Fernanda Torres oferece uma interpretação contida e explosiva, em que a força maternal se mistura à vulnerabilidade e à angústia de quem precisa proteger a esperança mesmo quando tudo parece ruir.

A narrativa evita o maniqueísmo e o melodrama fácil, preferindo construir uma atmosfera que respira a tensão silenciosa do medo cotidiano. As escolhas visuais, com uma fotografia austera, que privilegia tons sóbrios e composições que remetem ao claustrofóbico ambiente político da época, imergem o espectador em um Brasil que ainda ecoa em nossas lembranças coletivas.

Mais do que revisitar fatos históricos, Ainda Estou Aqui traz à tona as emoções mais profundas de uma família e, por extensão, de um país inteiro que precisou calar para sobreviver.

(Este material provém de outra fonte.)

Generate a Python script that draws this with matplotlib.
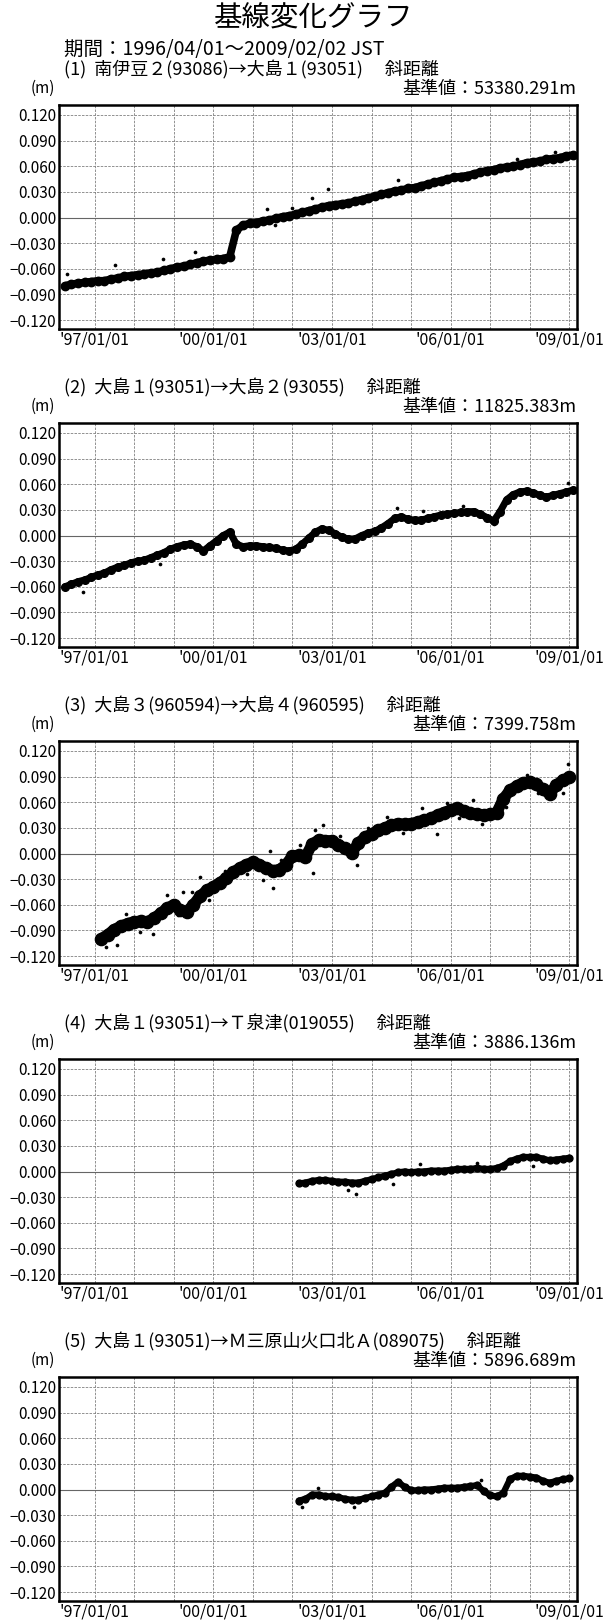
import matplotlib
matplotlib.use("Agg")
import matplotlib.pyplot as plt
import pandas as pd

plt.rcParams['font.family'] = ['Noto Sans CJK JP', 'DejaVu Sans']

W, H = 604, 1622

title = "基線変化グラフ"
period = "期間：1996/04/01～2009/02/02 JST"

names = [
    "(1)  南伊豆２(93086)→大島１(93051)　 斜距離",
    "(2)  大島１(93051)→大島２(93055)　 斜距離",
    "(3)  大島３(960594)→大島４(960595)　 斜距離",
    "(4)  大島１(93051)→Ｔ泉津(019055)　 斜距離",
    "(5)  大島１(93051)→Ｍ三原山火口北Ａ(089075)　 斜距離",
]
base = ["53380.291m", "11825.383m", "7399.758m", "3886.136m", "5896.689m"]

# first date of each series, values every two months (m)
starts = ["1996-04-01", "1996-04-01", "1997-03-01", "2002-03-01", "2002-03-01"]

s1 = [-0.080, -0.078, -0.077, -0.076, -0.075, -0.074, -0.074, -0.072, -0.071, -0.069,
      -0.068, -0.067, -0.066, -0.065, -0.064, -0.062, -0.060, -0.058, -0.057, -0.055,
      -0.053, -0.051, -0.050, -0.049, -0.048, -0.046, -0.015, -0.009, -0.007, -0.006,
      -0.004, -0.003, -0.001, 0.001, 0.002, 0.004, 0.006, 0.008, 0.010, 0.012,
      0.014, 0.015, 0.016, 0.017, 0.019, 0.021, 0.023, 0.025, 0.027, 0.029,
      0.031, 0.032, 0.034, 0.035, 0.037, 0.039, 0.041, 0.043, 0.045, 0.047,
      0.048, 0.049, 0.051, 0.053, 0.055, 0.056, 0.058, 0.059, 0.060, 0.062,
      0.064, 0.065, 0.066, 0.068, 0.069, 0.070, 0.072, 0.073]

s2 = [-0.060, -0.057, -0.054, -0.052, -0.049, -0.046, -0.044, -0.040, -0.037, -0.035,
      -0.032, -0.030, -0.029, -0.026, -0.023, -0.020, -0.016, -0.013, -0.011, -0.010,
      -0.013, -0.018, -0.012, -0.006, 0.000, 0.004, -0.010, -0.013, -0.012, -0.012,
      -0.013, -0.014, -0.015, -0.017, -0.018, -0.016, -0.010, -0.003, 0.004, 0.008,
      0.006, 0.002, -0.002, -0.004, -0.004, 0.000, 0.003, 0.005, 0.009, 0.014,
      0.020, 0.022, 0.019, 0.018, 0.018, 0.020, 0.022, 0.024, 0.025, 0.026,
      0.027, 0.028, 0.028, 0.025, 0.021, 0.017, 0.028, 0.042, 0.048, 0.051,
      0.052, 0.050, 0.047, 0.045, 0.047, 0.049, 0.051, 0.053]

s3 = [-0.100, -0.095, -0.089, -0.085, -0.082, -0.080, -0.079, -0.080, -0.076, -0.070,
      -0.064, -0.060, -0.066, -0.068, -0.060, -0.050, -0.043, -0.039, -0.034, -0.029,
      -0.022, -0.017, -0.013, -0.010, -0.013, -0.017, -0.020, -0.019, -0.013, -0.003,
      -0.002, -0.004, 0.011, 0.016, 0.015, 0.015, 0.010, 0.006, 0.001, 0.012,
      0.019, 0.023, 0.027, 0.030, 0.033, 0.035, 0.034, 0.035, 0.037, 0.039,
      0.041, 0.045, 0.048, 0.051, 0.053, 0.050, 0.047, 0.046, 0.045, 0.046,
      0.048, 0.064, 0.074, 0.079, 0.083, 0.084, 0.081, 0.075, 0.070, 0.080,
      0.086, 0.089]

s4 = [-0.014, -0.013, -0.011, -0.010, -0.010, -0.011, -0.012, -0.012, -0.013, -0.013,
      -0.011, -0.009, -0.007, -0.005, -0.003, -0.001, 0.000, -0.001, 0.000, 0.000,
      0.001, 0.001, 0.001, 0.002, 0.003, 0.003, 0.003, 0.004, 0.003, 0.003,
      0.004, 0.007, 0.012, 0.015, 0.017, 0.017, 0.017, 0.015, 0.013, 0.014,
      0.015, 0.016]

s5 = [-0.013, -0.011, -0.006, -0.006, -0.008, -0.008, -0.009, -0.011, -0.012, -0.012,
      -0.010, -0.008, -0.006, -0.004, 0.003, 0.009, 0.003, -0.001, -0.001, 0.000,
      0.000, 0.001, 0.002, 0.002, 0.002, 0.003, 0.004, 0.005, -0.002, -0.007,
      -0.008, -0.004, 0.012, 0.016, 0.016, 0.015, 0.014, 0.010, 0.008, 0.010,
      0.012, 0.013]

# stray daily points (decimal year, m)
o1_t = [1996.30, 1997.52, 1998.73, 1999.54, 2001.36, 2001.55, 2002.00, 2002.50, 2002.90, 2004.67, 2007.67, 2008.63]
o1_v = [-0.066, -0.056, -0.048, -0.040, 0.010, -0.009, 0.011, 0.023, 0.033, 0.044, 0.068, 0.077]
o2_t = [1996.70, 1998.65, 2004.63, 2005.30, 2006.30, 2007.10, 2008.96]
o2_v = [-0.066, -0.033, 0.032, 0.029, 0.034, 0.013, 0.062]
o3_t = [1997.30, 1997.56, 1997.80, 1998.15, 1998.48, 1998.82, 1999.10, 1999.24, 1999.45, 1999.66,
        1999.90, 2000.30, 2000.62, 2000.85, 2001.26, 2001.43, 2001.51, 2001.70, 2002.19, 2002.52,
        2002.57, 2002.76, 2003.20, 2003.62, 2003.90, 2004.38, 2004.80, 2005.27, 2005.64, 2005.90,
        2006.20, 2006.56, 2006.80, 2007.40, 2007.92, 2008.20, 2008.46, 2008.84, 2008.96]
o3_v = [-0.109, -0.107, -0.071, -0.092, -0.094, -0.048, -0.072, -0.045, -0.045, -0.027,
        -0.055, -0.021, -0.014, -0.024, -0.031, 0.003, -0.040, -0.008, 0.010, -0.023,
        0.027, 0.033, 0.021, -0.014, 0.030, 0.043, 0.024, 0.053, 0.023, 0.059,
        0.041, 0.063, 0.034, 0.055, 0.092, 0.071, 0.066, 0.071, 0.105]
o4_t = [2003.41, 2003.60, 2004.53, 2005.21, 2006.67, 2008.08]
o4_v = [-0.022, -0.026, -0.0145, 0.009, 0.010, 0.006]
o5_t = [2002.25, 2002.64, 2003.56, 2006.77]
o5_v = [-0.020, 0.002, -0.020, 0.011]

series = [s1, s2, s3, s4, s5]
outliers = [(o1_t, o1_v), (o2_t, o2_v), (o3_t, o3_v), (o4_t, o4_v), (o5_t, o5_v)]
band = [5.5, 5.0, 8.0, 4.5, 4.5]

yticks = [0.12, 0.09, 0.06, 0.03, 0.0, -0.03, -0.06, -0.09, -0.12]
years = list(range(1997, 2010))
xlabels = {1997: "'97/01/01", 2000: "'00/01/01", 2003: "'03/01/01", 2006: "'06/01/01", 2009: "'09/01/01"}


def decyear(d):
    return d.year + (d.dayofyear - 1) / (366 if d.is_leap_year else 365)


fig = plt.figure(figsize=(W / 100, H / 100), dpi=100)
fig.text(314 / W, 1 - 19 / H, title, fontsize=20.5, ha='center', va='center')
fig.text(64 / W, 1 - 49 / H, period, fontsize=14, ha='left', va='center')

tops = [105, 423, 741, 1059, 1377]
left, right, ph = 59, 577, 224

for i in range(5):
    top = tops[i]
    ax = fig.add_axes([left / W, 1 - (top + ph) / H, (right - left) / W, ph / H])
    dates = pd.date_range(starts[i], periods=len(series[i]), freq='2MS')
    t = [decyear(d) for d in dates]
    ax.plot(t, series[i], color='black', lw=band[i], solid_capstyle='round',
            solid_joinstyle='round', marker='o', ms=band[i] * 1.1, zorder=3)
    ax.scatter(outliers[i][0], outliers[i][1], s=7, color='black', zorder=3, linewidths=0)

    ax.set_xlim(1996.10, 2009.19)
    ax.set_ylim(-0.1305, 0.1317)
    ax.set_yticks(yticks)
    ax.set_yticklabels([f"{v:.3f}".replace('-', '−') for v in yticks], fontsize=11)
    ax.set_xticks(years)
    ax.set_xticklabels([xlabels.get(y, "") for y in years], fontsize=11.5)
    ax.tick_params(length=0, pad=2)
    ax.grid(True, color='#808080', lw=0.6, ls=(0, (3, 1.5)))
    ax.axhline(0, color='#666666', lw=0.8, zorder=2)
    for sp in ax.spines.values():
        sp.set_linewidth(1.8)
        sp.set_zorder(5)

    fig.text(64 / W, 1 - (top - 35) / H, names[i], fontsize=13, ha='left', va='center')
    fig.text(31 / W, 1 - (top - 17) / H, "(m)", fontsize=11, ha='left', va='center')
    fig.text(576 / W, 1 - (top - 16) / H, "基準値：" + base[i], fontsize=13, ha='right', va='center')

fig.savefig("out.png", dpi=100)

É um filme que dialoga com as novas gerações, ensinando que memória é também resistência, e que o cinema pode ser instrumento de cura e afirmação.

A produção reúne talento e sensibilidade em cada cena, em cada silêncio, oferecendo uma experiência que emociona e provoca reflexão. Em tempos em que as ameaças à democracia ressoam globalmente, o filme se mostra mais atual do que nunca, uma obra essencial para entender o passado e inspirar o futuro.